The U.S. Bureau of Labor Statistics reported that nonfarm payrolls rose by 263,000 in November 2022 and the unemployment rate remained steady at 3.7%. The November increase was roughly the same as average growth over the prior three months (282,000), but well below the year-to-date average of 392,000 and the monthly average of 562,000 seen in 2021, and higher than the average monthly gains of 164,000 seen in 2019. Market expectations had called for a gain of 200,000 jobs. Revisions subtracted 23,000 positions to total payrolls in the previous two months. The monthly gain paints an image of a still growing, but slowing, labor market.

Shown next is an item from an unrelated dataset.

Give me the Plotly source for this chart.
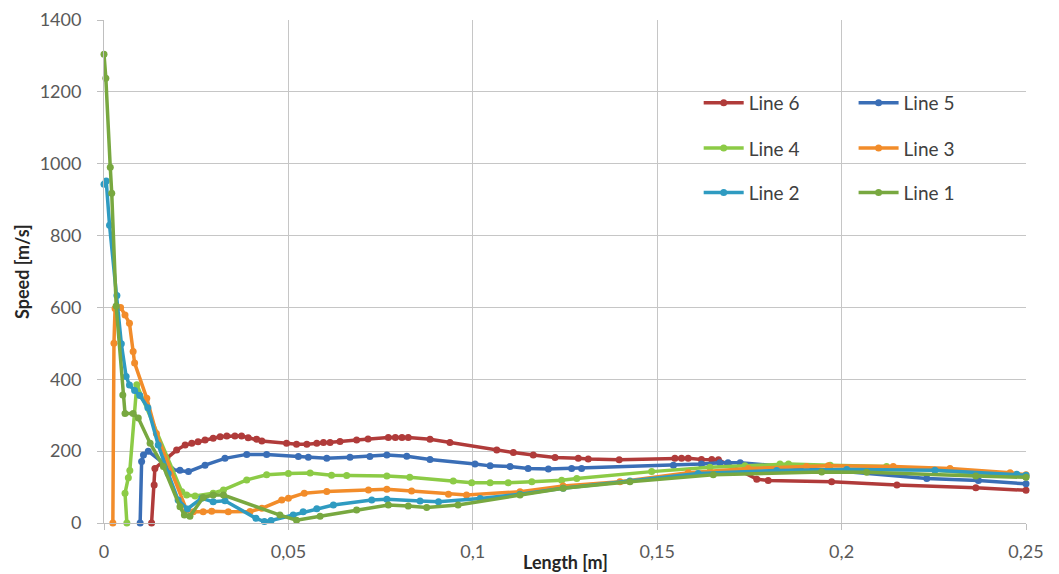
import plotly.graph_objects as go

# ---------------- data ----------------
series_names = ["Line 6", "Line 5", "Line 4", "Line 3", "Line 2", "Line 1"]

line6_x = [0.0129, 0.0136, 0.0138, 0.017, 0.0197, 0.022, 0.0238, 0.0255, 0.0274, 0.0296,
           0.0315, 0.0333, 0.0355, 0.0373, 0.0391, 0.0414, 0.0428, 0.0495, 0.0522, 0.055,
           0.0577, 0.0595, 0.0613, 0.064, 0.0685, 0.0716, 0.0771, 0.079, 0.0808, 0.0825,
           0.0884, 0.0938, 0.1065, 0.111, 0.1164, 0.1223, 0.1286, 0.1313, 0.1397, 0.1548,
           0.1566, 0.1584, 0.162, 0.1648, 0.1666, 0.177, 0.1801, 0.1973, 0.215, 0.2364, 0.25]
line6_y = [0, 106, 152, 180, 203, 217, 222, 226, 231, 236,
           240, 242, 242, 242, 237, 233, 228, 222, 219, 219,
           222, 224, 224, 227, 231, 234, 238, 238, 238, 238,
           233, 224, 203, 196, 189, 182, 180, 178, 176, 180,
           180, 180, 177, 177, 176, 122, 118, 115, 106, 98, 91]

line5_x = [0.0098, 0.0102, 0.0107, 0.012, 0.0183, 0.0206, 0.0229, 0.0274, 0.0328, 0.0387,
           0.0441, 0.0527, 0.0554, 0.0604, 0.0667, 0.0721, 0.0767, 0.0821, 0.0884, 0.1006,
           0.1047, 0.1101, 0.115, 0.1205, 0.1268, 0.1295, 0.1544, 0.162, 0.167, 0.1692,
           0.1725, 0.2231, 0.2371, 0.25]
line5_y = [0, 171, 189, 200, 149, 147, 143, 161, 180, 191,
           191, 185, 183, 180, 183, 185, 189, 186, 177, 164,
           159, 157, 152, 150, 152, 152, 161, 164, 168, 168,
           168, 124, 118, 109]

line4_x = [0.0062, 0.0057, 0.0066, 0.007, 0.0089, 0.0211, 0.0224, 0.0247, 0.0296, 0.0324,
           0.0387, 0.0441, 0.05, 0.0559, 0.0617, 0.0658, 0.0767, 0.0829, 0.0947, 0.0997,
           0.1047, 0.1096, 0.116, 0.1241, 0.1282, 0.1485, 0.1643, 0.1738, 0.1833, 0.1856,
           0.1969, 0.2122, 0.2364, 0.25]
line4_y = [0, 83, 126, 146, 385, 87, 78, 75, 83, 92,
           120, 134, 138, 139, 133, 132, 131, 127, 117, 112,
           112, 112, 115, 119, 124, 143, 155, 159, 164, 164,
           161, 157, 138, 129]

line3_x = [0.0024, 0.0027, 0.003, 0.0045, 0.0057, 0.0069, 0.0079, 0.0083, 0.0116, 0.0142,
           0.0224, 0.0242, 0.0269, 0.0292, 0.0337, 0.0396, 0.0428, 0.0482, 0.05, 0.0543,
           0.0604, 0.0717, 0.0767, 0.0834, 0.0934, 0.0983, 0.1128, 0.1245, 0.1399, 0.1584,
           0.1747, 0.1905, 0.1964, 0.214, 0.2294, 0.2457, 0.25]
line3_y = [0, 500, 597, 600, 579, 556, 477, 445, 347, 249,
           36, 31, 31, 33, 31, 32, 41, 64, 69, 83,
           88, 92, 94, 89, 80, 78, 87, 103, 115, 140,
           152, 157, 159, 157, 152, 140, 134]

line2_x = [0, 0.0006, 0.0015, 0.0035, 0.0047, 0.006, 0.0069, 0.0083, 0.0097, 0.0119,
           0.0147, 0.0174, 0.0201, 0.0226, 0.0265, 0.0296, 0.0328, 0.0412, 0.0435, 0.0453,
           0.0513, 0.054, 0.0577, 0.0622, 0.0726, 0.0767, 0.0857, 0.0907, 0.102, 0.1128,
           0.1245, 0.1426, 0.1611, 0.1824, 0.2014, 0.2253, 0.2475, 0.25]
line2_y = [943, 952, 829, 633, 499, 408, 384, 369, 355, 321,
           217, 138, 64, 39, 69, 59, 62, 13, 4, 7,
           22, 31, 40, 50, 64, 66, 61, 59, 68, 80,
           97, 117, 138, 146, 149, 147, 136, 133]

line1_x = [0, 0.0005, 0.0017, 0.0021, 0.0033, 0.0051, 0.0057, 0.0079, 0.0093, 0.0125,
           0.0161, 0.0206, 0.0218, 0.0233, 0.0269, 0.0296, 0.0324, 0.0477, 0.0522, 0.0586,
           0.0685, 0.0771, 0.0825, 0.0875, 0.096, 0.1128, 0.1245, 0.1426, 0.1652, 0.1946,
           0.2068, 0.2364, 0.25]
line1_y = [1305, 1238, 990, 918, 604, 356, 305, 305, 292, 222,
           157, 45, 22, 19, 71, 78, 78, 22, 8, 19,
           36, 50, 47, 43, 50, 78, 97, 115, 134, 142,
           141, 131, 127]

x_tickvals = [0, 0.05, 0.1, 0.15, 0.2, 0.25]
x_ticktext = ["0", "0,05", "0,1", "0,15", "0,2", "0,25"]
y_tickvals = [0, 200, 400, 600, 800, 1000, 1200, 1400]

colors = ["#B03B3A", "#3A6EB6", "#8CCB46", "#F28C2A", "#2F9BC1", "#78A840"]
xs = [line6_x, line5_x, line4_x, line3_x, line2_x, line1_x]
ys = [line6_y, line5_y, line4_y, line3_y, line2_y, line1_y]

# legend placement (paper coords): columns / rows
leg_cols = [0.645, 0.813]
leg_rows = [0.835, 0.745, 0.657]

fig = go.Figure()
legend_ids = ["legend", "legend2", "legend3", "legend4", "legend5", "legend6"]
for i, (name, x, y, c) in enumerate(zip(series_names, xs, ys, colors)):
    fig.add_trace(go.Scatter(
        x=x, y=y, name=name, mode="lines+markers",
        line=dict(color=c, width=3.5),
        marker=dict(color=c, size=7),
        cliponaxis=False,
        legend=legend_ids[i],
    ))

font_family = "Lato, 'Open Sans', sans-serif"
legend_layout = {}
for i, lid in enumerate(legend_ids):
    legend_layout[lid] = dict(
        x=leg_cols[i % 2], y=leg_rows[i // 2], xref="paper", yref="paper",
        xanchor="left", yanchor="middle",
        bgcolor="rgba(0,0,0,0)", borderwidth=0,
        font=dict(family=font_family, size=19, color="#404040"),
        itemwidth=40,
    )

# the page body adds an 8px offset, so the figure is 8px smaller than the window
fig.update_layout(
    width=1051, height=566,
    margin=dict(l=96, r=33, t=12, b=51, autoexpand=False),
    paper_bgcolor="white", plot_bgcolor="white",
    showlegend=True,
    font=dict(family=font_family, color="#595959"),
    **legend_layout,
)

fig.update_xaxes(
    range=[0, 0.25], tickvals=x_tickvals, ticktext=x_ticktext,
    showgrid=True, gridcolor="#C6C6C6", gridwidth=1,
    showline=True, linecolor="#BFBFBF", linewidth=1,
    ticks="outside", ticklen=6, tickcolor="#BFBFBF",
    tickfont=dict(size=18, color="#595959", family=font_family),
    ticklabelstandoff=6, zeroline=False, automargin=False,
)
fig.update_yaxes(
    range=[0, 1400], tickvals=y_tickvals,
    showgrid=True, gridcolor="#C6C6C6", gridwidth=1,
    showline=True, linecolor="#BFBFBF", linewidth=1,
    ticks="outside", ticklen=6, tickcolor="#BFBFBF",
    tickfont=dict(size=18, color="#595959", family=font_family),
    ticklabelstandoff=12, zeroline=False, automargin=False,
)

# white area behind the legend (hides gridlines there)
fig.add_shape(type="rect", xref="paper", yref="paper",
              x0=(680 - 104) / 922, x1=(1000 - 104) / 922,
              y0=(523 - 222) / 503, y1=(523 - 80) / 503,
              fillcolor="white", line=dict(width=0), layer="between")

fig.add_annotation(text="<b>Length [m]</b>", xref="paper", yref="paper",
                   x=0.5, y=0, yshift=-39, showarrow=False,
                   xanchor="center", yanchor="middle",
                   font=dict(size=18, color="#262626", family=font_family))
fig.add_annotation(text="<b>Speed [m/s]</b>", xref="paper", yref="paper",
                   x=(22 - 104) / 922, y=(523 - 272) / 503, showarrow=False,
                   textangle=-90, xanchor="center", yanchor="middle",
                   font=dict(size=18, color="#262626", family=font_family))

fig.write_html("out.html")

Today’s labor report will add further impetus to the Fed’s policy conviction of increasing interest rates. It is looking for the job market to slow significantly and for the inflation rate to be tempered before it will adjust its aggressive stance on monetary policy. In a statement this past Wednesday, Federal Reserve Chair Jay Powell indicated that the central bank is likely to raise the fed funds rate further, but by a lesser 50 basis points at its upcoming December meeting, down from 75 basis points in the last four rate hikes. Indeed, the Federal Reserve raised short-term interest rates for the sixth time this year on November 2nd. That marked the fourth consecutive 0.75 percentage point increase and followed earlier increases in 2022 of lesser amounts. The latest increase pushed the Fed Funds rate to a range of 3.75% to 4.00%, up from 0% at the beginning of the year. The rapid rise in interest rates is the most aggressive pace of monetary policy tightening since the early 1980s and is in response to inflation which remains uncomfortably high.

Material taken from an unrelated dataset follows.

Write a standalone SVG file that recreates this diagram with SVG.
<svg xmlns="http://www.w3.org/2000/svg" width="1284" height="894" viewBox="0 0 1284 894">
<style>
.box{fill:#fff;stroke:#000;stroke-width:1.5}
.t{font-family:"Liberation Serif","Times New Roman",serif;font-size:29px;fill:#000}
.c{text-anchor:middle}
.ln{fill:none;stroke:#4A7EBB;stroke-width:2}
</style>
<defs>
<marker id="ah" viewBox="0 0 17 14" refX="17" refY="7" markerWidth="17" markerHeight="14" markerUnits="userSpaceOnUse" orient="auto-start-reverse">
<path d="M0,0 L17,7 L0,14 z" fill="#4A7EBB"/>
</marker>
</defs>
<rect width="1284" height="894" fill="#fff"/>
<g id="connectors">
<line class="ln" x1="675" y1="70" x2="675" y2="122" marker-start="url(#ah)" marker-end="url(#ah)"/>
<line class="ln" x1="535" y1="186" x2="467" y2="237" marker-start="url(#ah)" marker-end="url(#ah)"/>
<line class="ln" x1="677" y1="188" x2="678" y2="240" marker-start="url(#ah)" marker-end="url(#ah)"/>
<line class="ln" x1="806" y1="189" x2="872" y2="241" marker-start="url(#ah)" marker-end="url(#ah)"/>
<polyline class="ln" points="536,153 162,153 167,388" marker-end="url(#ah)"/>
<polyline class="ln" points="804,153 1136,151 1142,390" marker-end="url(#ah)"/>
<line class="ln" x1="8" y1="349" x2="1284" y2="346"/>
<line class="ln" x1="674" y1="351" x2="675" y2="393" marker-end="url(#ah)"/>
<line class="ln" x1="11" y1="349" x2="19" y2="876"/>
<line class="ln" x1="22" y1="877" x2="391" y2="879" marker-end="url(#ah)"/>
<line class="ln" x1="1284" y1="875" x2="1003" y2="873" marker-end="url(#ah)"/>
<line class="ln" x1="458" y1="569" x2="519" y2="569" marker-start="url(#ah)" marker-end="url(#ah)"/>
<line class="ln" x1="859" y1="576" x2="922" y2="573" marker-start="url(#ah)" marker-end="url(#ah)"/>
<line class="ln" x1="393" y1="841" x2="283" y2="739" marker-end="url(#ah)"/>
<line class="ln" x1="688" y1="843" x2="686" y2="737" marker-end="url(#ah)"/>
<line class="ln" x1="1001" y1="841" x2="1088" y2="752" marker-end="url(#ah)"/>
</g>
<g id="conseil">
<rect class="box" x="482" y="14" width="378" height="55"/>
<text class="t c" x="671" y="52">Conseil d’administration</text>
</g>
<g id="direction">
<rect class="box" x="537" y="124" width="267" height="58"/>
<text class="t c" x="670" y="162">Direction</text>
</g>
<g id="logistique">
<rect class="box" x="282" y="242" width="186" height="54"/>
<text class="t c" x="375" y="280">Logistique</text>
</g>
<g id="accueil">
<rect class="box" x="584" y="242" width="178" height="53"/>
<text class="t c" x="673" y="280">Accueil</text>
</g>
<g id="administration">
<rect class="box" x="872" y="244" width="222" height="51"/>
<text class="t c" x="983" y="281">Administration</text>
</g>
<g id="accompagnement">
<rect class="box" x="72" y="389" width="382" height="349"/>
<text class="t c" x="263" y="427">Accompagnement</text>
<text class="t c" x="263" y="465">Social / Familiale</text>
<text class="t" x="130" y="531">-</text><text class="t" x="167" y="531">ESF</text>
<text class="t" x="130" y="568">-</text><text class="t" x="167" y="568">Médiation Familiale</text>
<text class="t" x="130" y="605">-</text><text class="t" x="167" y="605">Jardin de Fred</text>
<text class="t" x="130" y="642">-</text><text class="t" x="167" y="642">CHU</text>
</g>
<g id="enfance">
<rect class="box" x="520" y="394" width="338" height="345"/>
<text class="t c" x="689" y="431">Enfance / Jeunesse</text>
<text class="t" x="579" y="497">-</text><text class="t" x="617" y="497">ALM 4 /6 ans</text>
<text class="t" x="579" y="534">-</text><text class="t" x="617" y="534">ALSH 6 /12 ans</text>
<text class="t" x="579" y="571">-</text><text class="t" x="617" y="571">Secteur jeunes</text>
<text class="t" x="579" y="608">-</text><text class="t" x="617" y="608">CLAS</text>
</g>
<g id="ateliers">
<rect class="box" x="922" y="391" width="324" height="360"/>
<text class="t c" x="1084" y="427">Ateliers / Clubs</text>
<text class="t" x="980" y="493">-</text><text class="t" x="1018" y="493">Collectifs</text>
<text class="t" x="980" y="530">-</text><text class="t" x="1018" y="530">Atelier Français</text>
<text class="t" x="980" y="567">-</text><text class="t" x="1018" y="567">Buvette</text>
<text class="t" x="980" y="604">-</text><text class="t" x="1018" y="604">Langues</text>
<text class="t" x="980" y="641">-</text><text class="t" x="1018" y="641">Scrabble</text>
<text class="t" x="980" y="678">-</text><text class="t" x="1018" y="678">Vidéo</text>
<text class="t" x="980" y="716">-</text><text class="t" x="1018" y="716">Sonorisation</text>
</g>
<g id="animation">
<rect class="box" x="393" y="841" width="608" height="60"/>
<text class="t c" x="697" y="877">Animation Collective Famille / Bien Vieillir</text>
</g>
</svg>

Employment in health care rose by 45,000 in November and has increased by an average of 47,000 per month in 2022 compared with 9,000 in 2021. Employment in nursing care facilities grew by 2,800 jobs from last month and 23,500 from year-earlier levels and stood at 1,369,500 positions. Separately, and despite headlines about job losses in tech sectors, the information sector added 19,000 jobs.
In the household survey conducted by the BLS, the jobless rate was unchanged from October and stood at 3.7% in November. In September, the jobless rate had once again fallen to its pre-pandemic level of 3.5% seen in February 2020. Both months’ unemployment rates are well below the 14.7% peak seen in April 2020. The underemployment rate was 6.7% in November, up from 6.8% in October.
Among the major worker groups, the October unemployment rates were 3.3% for adult women, adult men (3.4%), teenagers (11.3%), Whites (3.2%), Hispanics (3.9%), Blacks (5.7%), and Asians (2.7%).
Average hourly earnings for all employees on private nonfarm payrolls rose by $0.18 in November to $32.82. This was a gain of 5.1% from year-earlier levels, lower than the upwardly revised gain of 6.8% seen in October.
The labor force participation rate slipped back to 62.1% in November from 62.2% in October and was below the February 2020 level of 63.4%.
Earlier this week, the BLS released the results of its October Job Openings and Labor Turnover Survey (JOLTS report) that showed the number of job openings fell by 353,000 positions to a seasonally adjusted 10.3 million. That was below the peak of 11.9 million in March, but still well above their pre-pandemic level in early 2020 when it averaged 7.0 million. This means that there are roughly 1.7 open positions for every person looking for work in September, down from 1.9 in September, but much higher than 1.2 in 2019. The hirings rate fell to 6.0 million, the lowest level since January 2021 and the quits fell for the second month in a row to 4.0 million, the lowest level since May 2021.